5. Slowly pour the chocolate mixture into egg mixture, whisking constantly as you do so, until the chocolate mixture is incorporated into the eggs.
6. Fold in flour mixture until no dry streaks remain. (You may be tempted to use the whisk rather than dirty another utensil. Don’t do it. The final dough it too thick for a whisk. Use a wooden spoon.)
7. Let dough sit at room temperature for 10 minutes.
8. Place granulated sugar and confectioners’ sugar in separate shallow dishes. Using two teaspoons, scoop up a heaping teaspoon of dough and use the other spoon to drop dough ball directly into granulated sugar and roll to coat. The dough is way too sticky to handle until it has this first layer of sugar coating. After it has been coated, you can form it into a ball and transfer the ball of dough to the bowl of confectioners’ sugar and roll to coat evenly. Place ball of dough on baking sheet. Repeat until you have 12 cookies evenly spaced on each sheet.

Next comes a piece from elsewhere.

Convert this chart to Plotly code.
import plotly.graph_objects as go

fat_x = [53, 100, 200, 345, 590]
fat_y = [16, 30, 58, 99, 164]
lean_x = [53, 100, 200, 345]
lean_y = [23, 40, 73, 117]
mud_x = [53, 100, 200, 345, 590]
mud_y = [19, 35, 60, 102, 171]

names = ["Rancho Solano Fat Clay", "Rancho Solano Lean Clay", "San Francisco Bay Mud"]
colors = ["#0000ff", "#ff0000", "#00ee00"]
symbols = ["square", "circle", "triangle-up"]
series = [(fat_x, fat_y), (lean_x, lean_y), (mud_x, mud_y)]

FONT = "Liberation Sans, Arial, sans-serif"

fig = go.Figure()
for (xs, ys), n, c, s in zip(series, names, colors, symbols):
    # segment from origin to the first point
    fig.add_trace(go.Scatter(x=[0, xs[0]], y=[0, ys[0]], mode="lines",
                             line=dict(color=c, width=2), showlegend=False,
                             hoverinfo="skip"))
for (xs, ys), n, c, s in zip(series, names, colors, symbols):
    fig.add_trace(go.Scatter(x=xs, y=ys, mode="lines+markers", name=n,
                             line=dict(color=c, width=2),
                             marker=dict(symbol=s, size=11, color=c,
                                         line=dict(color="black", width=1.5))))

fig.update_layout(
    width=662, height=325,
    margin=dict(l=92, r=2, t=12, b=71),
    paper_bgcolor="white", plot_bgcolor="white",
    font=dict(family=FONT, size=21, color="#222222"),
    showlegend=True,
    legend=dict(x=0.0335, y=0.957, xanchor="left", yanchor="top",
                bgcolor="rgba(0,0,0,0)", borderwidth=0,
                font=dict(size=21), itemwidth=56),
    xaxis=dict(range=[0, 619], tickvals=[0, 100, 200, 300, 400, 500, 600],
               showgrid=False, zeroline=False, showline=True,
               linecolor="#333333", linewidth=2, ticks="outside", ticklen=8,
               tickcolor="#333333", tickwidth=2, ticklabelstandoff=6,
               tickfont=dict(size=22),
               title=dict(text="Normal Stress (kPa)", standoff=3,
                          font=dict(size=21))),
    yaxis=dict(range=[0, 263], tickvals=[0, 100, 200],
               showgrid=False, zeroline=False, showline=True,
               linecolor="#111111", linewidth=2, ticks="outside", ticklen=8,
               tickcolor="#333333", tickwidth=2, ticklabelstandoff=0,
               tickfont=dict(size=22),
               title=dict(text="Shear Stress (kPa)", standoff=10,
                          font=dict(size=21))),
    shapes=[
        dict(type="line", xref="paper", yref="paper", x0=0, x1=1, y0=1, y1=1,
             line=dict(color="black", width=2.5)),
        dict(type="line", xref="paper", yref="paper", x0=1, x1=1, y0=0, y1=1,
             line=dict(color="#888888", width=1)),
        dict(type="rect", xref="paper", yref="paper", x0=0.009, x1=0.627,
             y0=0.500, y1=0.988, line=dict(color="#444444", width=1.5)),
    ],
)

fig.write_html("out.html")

9. Bake cookies, one sheet at a time, until puffed and cracked and edges have begun to set but centers are still soft (cookies will look raw between cracks and seem underdone), about 12 minutes, rotating sheet halfway through baking. Let cool completely on sheet before serving.

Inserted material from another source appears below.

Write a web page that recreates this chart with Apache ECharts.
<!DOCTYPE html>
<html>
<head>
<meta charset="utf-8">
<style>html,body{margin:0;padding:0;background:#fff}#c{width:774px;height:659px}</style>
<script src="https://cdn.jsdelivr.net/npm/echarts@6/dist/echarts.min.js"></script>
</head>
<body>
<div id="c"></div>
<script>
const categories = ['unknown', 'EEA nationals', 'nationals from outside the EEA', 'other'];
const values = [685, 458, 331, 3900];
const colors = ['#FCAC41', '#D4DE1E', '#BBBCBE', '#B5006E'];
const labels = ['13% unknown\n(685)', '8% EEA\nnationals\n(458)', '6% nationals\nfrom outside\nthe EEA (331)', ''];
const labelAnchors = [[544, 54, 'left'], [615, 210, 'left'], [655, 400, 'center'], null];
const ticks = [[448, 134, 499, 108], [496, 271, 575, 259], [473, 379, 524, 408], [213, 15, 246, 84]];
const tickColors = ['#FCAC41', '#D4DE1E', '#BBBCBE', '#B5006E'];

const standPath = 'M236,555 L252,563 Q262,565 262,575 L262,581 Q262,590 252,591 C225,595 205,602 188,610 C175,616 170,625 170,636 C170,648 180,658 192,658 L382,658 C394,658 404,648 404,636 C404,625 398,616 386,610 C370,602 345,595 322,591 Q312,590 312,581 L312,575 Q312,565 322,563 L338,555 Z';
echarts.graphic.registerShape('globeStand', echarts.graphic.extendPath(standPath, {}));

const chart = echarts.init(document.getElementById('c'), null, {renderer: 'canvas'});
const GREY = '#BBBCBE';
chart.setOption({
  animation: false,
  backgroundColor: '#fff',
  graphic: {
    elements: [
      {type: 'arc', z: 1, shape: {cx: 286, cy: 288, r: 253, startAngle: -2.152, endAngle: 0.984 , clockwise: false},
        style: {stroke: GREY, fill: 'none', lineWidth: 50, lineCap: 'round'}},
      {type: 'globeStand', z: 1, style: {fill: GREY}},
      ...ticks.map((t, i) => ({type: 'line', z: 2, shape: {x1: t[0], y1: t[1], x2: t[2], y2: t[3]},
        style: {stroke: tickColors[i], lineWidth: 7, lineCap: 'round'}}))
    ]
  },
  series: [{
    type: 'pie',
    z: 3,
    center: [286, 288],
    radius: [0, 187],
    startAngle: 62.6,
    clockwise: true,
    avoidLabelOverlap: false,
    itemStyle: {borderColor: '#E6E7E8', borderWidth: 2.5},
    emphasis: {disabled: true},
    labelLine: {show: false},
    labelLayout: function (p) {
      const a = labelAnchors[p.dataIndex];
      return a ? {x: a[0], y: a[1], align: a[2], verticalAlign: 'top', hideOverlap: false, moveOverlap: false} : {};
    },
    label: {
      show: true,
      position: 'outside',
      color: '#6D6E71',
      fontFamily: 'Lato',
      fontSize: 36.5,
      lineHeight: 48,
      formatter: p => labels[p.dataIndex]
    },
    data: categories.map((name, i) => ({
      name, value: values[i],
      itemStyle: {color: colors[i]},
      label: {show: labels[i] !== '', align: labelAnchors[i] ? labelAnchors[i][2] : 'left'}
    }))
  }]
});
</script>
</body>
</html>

* Use the highest quality cocoa that you can. This is the time to break out your extra dark cocoa or the good Valrhona cocoa powder. The original recipe called for four teaspoons of instant espresso powder to be added the eggs and sugar mixture. I did not do this as coffee added to baking recipes enhances the cocoa flavor and I used an extra dark high quality cocoa powder that didn’t need any help. If you are using a lower end cocoa, you might want to add that espresso powder back in.
** When I first made this, I wanted to make a half portion and had to research how the heck to do that when the recipe calls for three large eggs. Turns out that one large egg equals three tablespoons. So I cracked two eggs into the bowl, whisked them together, and then removed 1 1/2 tablespoons of the mixture, successfully achieving 1 1/2 large eggs.
*** I got all the way to end of this recipe before realizing that I did not have any granulated sugar in my kitchen. I did however have some fancy mascobado cane sugar lying around and used that instead. It was lovely. If you have access to some, I highly recommend it. UPDATE: And after making these again with regular sugar, I am even more convinced that mascobado or even superfine sugar is a better fit here and I have modified the ingredients list accordingly.
2 thoughts on “Chocolate Crinkle Cookies”
Lazy. Huh. Anybody who makes cookies is not Lazy.
I said I aspire to laziness. Complete and utter laziness. Let’s not rob me of my dreams.